I've attached screenshots of our 2020 EnerGuide report (PDF), specifically the 2nd page, lower right hand side as square footage (internal as measured for the model) and specifics on the current mechanicals. Including the model's heat suggested "design load heating" of 19.89KW of 68260 BTU/HR.
You can see in the PDF that this home as measured and modelled in Hot2000 consumes a fair bit. We have a 2 year old in the house which means lots of baths for which the waste water heat recovery device doesn't contribute much.
Thermal comfort in the bedrooms is especially poor, the exterior walls are very cold. I've had to run an electric radiant heater in my young daughter's bedroom overnight (on a thermostat).
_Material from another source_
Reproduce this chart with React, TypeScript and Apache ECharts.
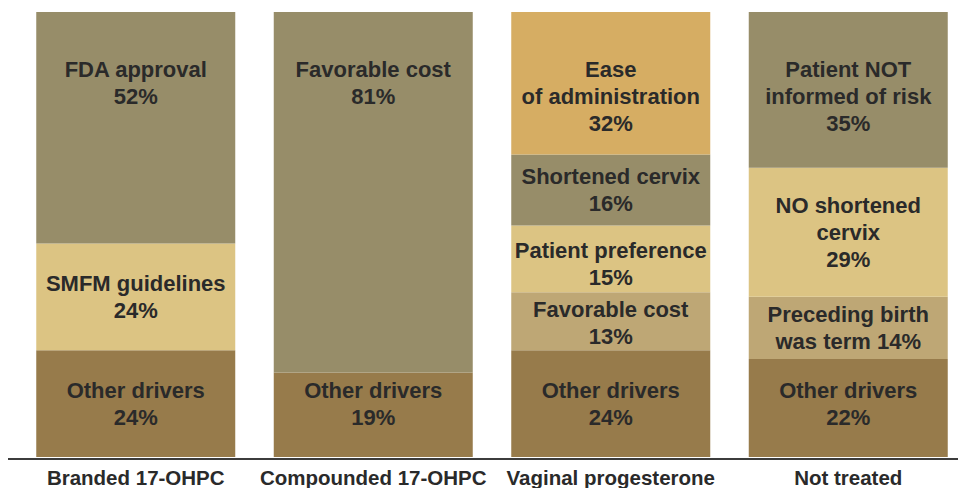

I'm presently adding mastic to all the duct work in the basement in an effort to improve flows into the bedrooms. There is a fair bit of interior stratification within the house, surprisingly it's cold upstairs in the winter compared to the main floor.
The exterior sheathing is an early generation of exterior drywall and neighbours report finding it moldy when residing. The foundation has exterior challenges (no damp-proofing, nearly clogged clay weeping tiles, etc..), I plan to fix those and insulate from the outside. The aluminum siding is also original with faded paint and damaged spots. The IGUs in the 1993 PVC insert windows have all failed with condensation visible between the panes. I may just swap the IGUs and keep the frames in the retrofit as they function well and don't appear to be the source of much leakage.
But yes, I'm probably going a bit overboard. My goal is to put a 13KW solar system up on the roof and be as close to net-zero as possible.
Anyways I've deviated a lot from the original question, I'm going to follow Dana's approach, and then use the EcoBee data as DC_Contrarian suggested as a sanity check. If these two are way off I may pursue an estimate of the hot water tank consumption based on the time periods that the power vent was on.
Thank you both
You can toss that energy audit: they predicted you’d use 4000 cubic meters and you used 2900/year while running baths? Their heat loss isn’t even close to reality unfortunately.